La lectrice que je suis en était là de son plaisir encore ce matin, après la lecture du chapitre photojournal, après sa marche quotidienne quand sur Facebook, elle vit le nom d’une écrivaine québécoise dont elle a tant aimé les romans. Cherche vainement quand j’en ai parlé. Il est impossible que je n’en ai point dit un mot sur mon blogue. J’ai tellement aimé, me suis identifiée. Grâce à Louise Falstrault, artiste peintre, j’ai connu son père artiste peintre aussi, Eddy Dion. Ingrate. J’ai pourtant parlé d’Hélène Dorion, de Louise Dupré et elle, que j’ai lue à la même époque, au soleil, me semble-t-il, point de traces ? Je me reprends donc: sur Facebook, Lynda Dion, puisque tel est son nom, annonce qu'elle a créé son site et intégré un blogue. Depuis le temps que je cherche des blogues d’auteurs, féminins en plus, et Québécoises. Il y en a peu. Je me précipite, je dévore, je cherche les mots que j’ai aimés dans La maitresse et La dévorante. Je trouve. Différents, mais tout aussi personnels. 
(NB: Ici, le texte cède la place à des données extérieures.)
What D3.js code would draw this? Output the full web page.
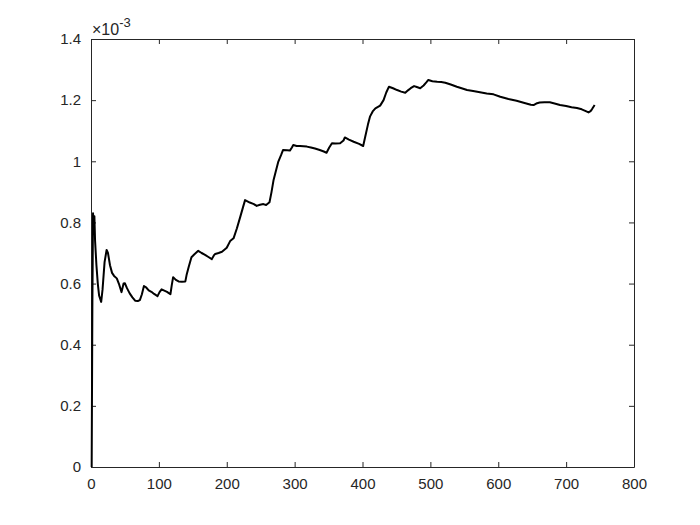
<!DOCTYPE html>
<html>
<head>
<meta charset="utf-8">
<script src="https://cdn.jsdelivr.net/npm/d3@7"></script>
<style>
  html, body { margin: 0; padding: 0; background: #fff; }
  svg { display: block; }
  text { font-family: "Liberation Sans", Arial, Helvetica, sans-serif; }
</style>
</head>
<body>
<svg id="chart" width="700" height="525"></svg>
<script>
// Data (y values in units of 1e-3)
const xValues = [1,2,3,4,5,6,8,10,12,15,17,20,23,25,28,31,34,38,41,45,48,50,53,57,61,65,69,72,75,78,81,85,89,93,98,101,104,108,112,117,119,121,125,129,134,139,141,144,148,152,158,163,168,173,178,181,183,188,193,200,205,210,215,220,224,227,234,240,244,249,254,258,263,266,269,272,276,280,283,289,293,296,298,303,308,318,324,330,337,343,347,351,355,360,367,372,374,380,387,395,401,404,408,411,415,419,426,431,435,439,445,451,457,463,467,471,476,480,485,490,494,497,503,510,516,522,530,539,546,554,563,573,583,593,603,615,627,640,648,652,656,661,668,676,683,691,700,708,716,723,729,733,736,738,742];
const yValues = [0,0.52,0.83,0.78,0.82,0.74,0.66,0.60,0.56,0.54,0.58,0.67,0.71,0.70,0.66,0.635,0.625,0.617,0.60,0.572,0.60,0.601,0.585,0.568,0.555,0.544,0.543,0.546,0.565,0.592,0.588,0.578,0.573,0.566,0.559,0.572,0.581,0.577,0.573,0.565,0.595,0.621,0.612,0.607,0.606,0.607,0.630,0.655,0.686,0.695,0.707,0.700,0.694,0.687,0.680,0.692,0.697,0.700,0.704,0.717,0.739,0.748,0.781,0.819,0.850,0.873,0.865,0.860,0.854,0.858,0.860,0.857,0.866,0.900,0.939,0.965,0.999,1.020,1.037,1.036,1.035,1.045,1.053,1.050,1.050,1.048,1.045,1.042,1.037,1.032,1.028,1.045,1.059,1.058,1.059,1.068,1.078,1.071,1.064,1.057,1.050,1.080,1.120,1.146,1.163,1.173,1.182,1.200,1.225,1.244,1.239,1.233,1.228,1.224,1.232,1.239,1.246,1.243,1.239,1.248,1.258,1.266,1.262,1.260,1.259,1.257,1.251,1.244,1.239,1.233,1.230,1.226,1.222,1.219,1.211,1.204,1.198,1.190,1.185,1.184,1.189,1.192,1.193,1.193,1.189,1.184,1.181,1.177,1.174,1.170,1.164,1.160,1.164,1.170,1.184];
const xTicks = [0,100,200,300,400,500,600,700,800];
const yTicks = [0,0.2,0.4,0.6,0.8,1,1.2,1.4];
const yTickLabels = ["0","0.2","0.4","0.6","0.8","1","1.2","1.4"];
const exponentLabel = "-3";

const svg = d3.select("#chart");
const L = 91, R = 634, T = 39, B = 467;
const axisColor = "#262626";

svg.append("rect").attr("width", 700).attr("height", 525).attr("fill", "#fff");

const x = d3.scaleLinear().domain([0, 800]).range([L, R]);
const y = d3.scaleLinear().domain([0, 1.4]).range([B, T]);

const tickLen = 5;

const gx = svg.append("g").attr("transform", `translate(0,${B})`)
  .call(d3.axisBottom(x).tickValues(xTicks).tickSizeInner(-tickLen).tickSizeOuter(0).tickPadding(11).tickFormat(d3.format("d")));
const gy = svg.append("g").attr("transform", `translate(${L},0)`)
  .call(d3.axisLeft(y).tickValues(yTicks).tickSizeInner(-tickLen).tickSizeOuter(0).tickPadding(10).tickFormat((d, i) => yTickLabels[i]));
const gt = svg.append("g").attr("transform", `translate(0,${T})`)
  .call(d3.axisTop(x).tickValues(xTicks).tickSizeInner(-tickLen).tickSizeOuter(0).tickFormat(""));
const gr = svg.append("g").attr("transform", `translate(${R},0)`)
  .call(d3.axisRight(y).tickValues(yTicks).tickSizeInner(-tickLen).tickSizeOuter(0).tickFormat(""));

[gx, gy, gt, gr].forEach(g => {
  g.selectAll("path.domain").attr("stroke", axisColor).attr("stroke-width", 1);
  g.selectAll(".tick line").attr("stroke", axisColor).attr("stroke-width", 1);
  g.selectAll(".tick text").attr("fill", axisColor).style("font-size", "15px")
    .style("font-family", '"Liberation Sans", Arial, sans-serif');
});

// exponent label
const ex = svg.append("text").attr("x", L + 1).attr("y", T - 4).attr("fill", axisColor)
  .style("font-size", "16px");
ex.append("tspan").text("\u00d710");
ex.append("tspan").attr("dy", -8).style("font-size", "13px").text(exponentLabel);

// data line
const data = xValues.map((d, i) => [d, yValues[i]]);
svg.append("path").datum(data)
  .attr("fill", "none").attr("stroke", "#000").attr("stroke-width", 2)
  .attr("stroke-linejoin", "round")
  .attr("d", d3.line().x(d => x(d[0])).y(d => y(d[1])));
</script>
</body>
</html>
Est-ce moi qui les cherche, est-ce moi qui les réunis, mais dans les mots de Huston, d’Ernaux et de Lynda Dion, le même "je", le même intime, le même personnel. Je ne dirai pas autofiction ni autobiographie, c’est au-delà. N’a plus d’importance de limite, de frontière et encore moins d’étiquette, de classe, de catégorie.

Trois auteures qui me parlent d’elles. Et moi, je suis devant un miroir qui me renvoie ma propre image, devant une plage où je vois mes traces, devant des pages où je me reconnais, devant un calepin où se mêleront des notes de lectures, des mots à écrire, à retenir, à publier peut-être. 

Alors Huston au revoir, au prochain, Annie Ernaux ma joie pour l’hiver et Lynda Dion, chaque fois qu’elle le voudra bien, je vous suis toute reconnaissance de me montrer qui vous êtes pour apprendre qui je suis.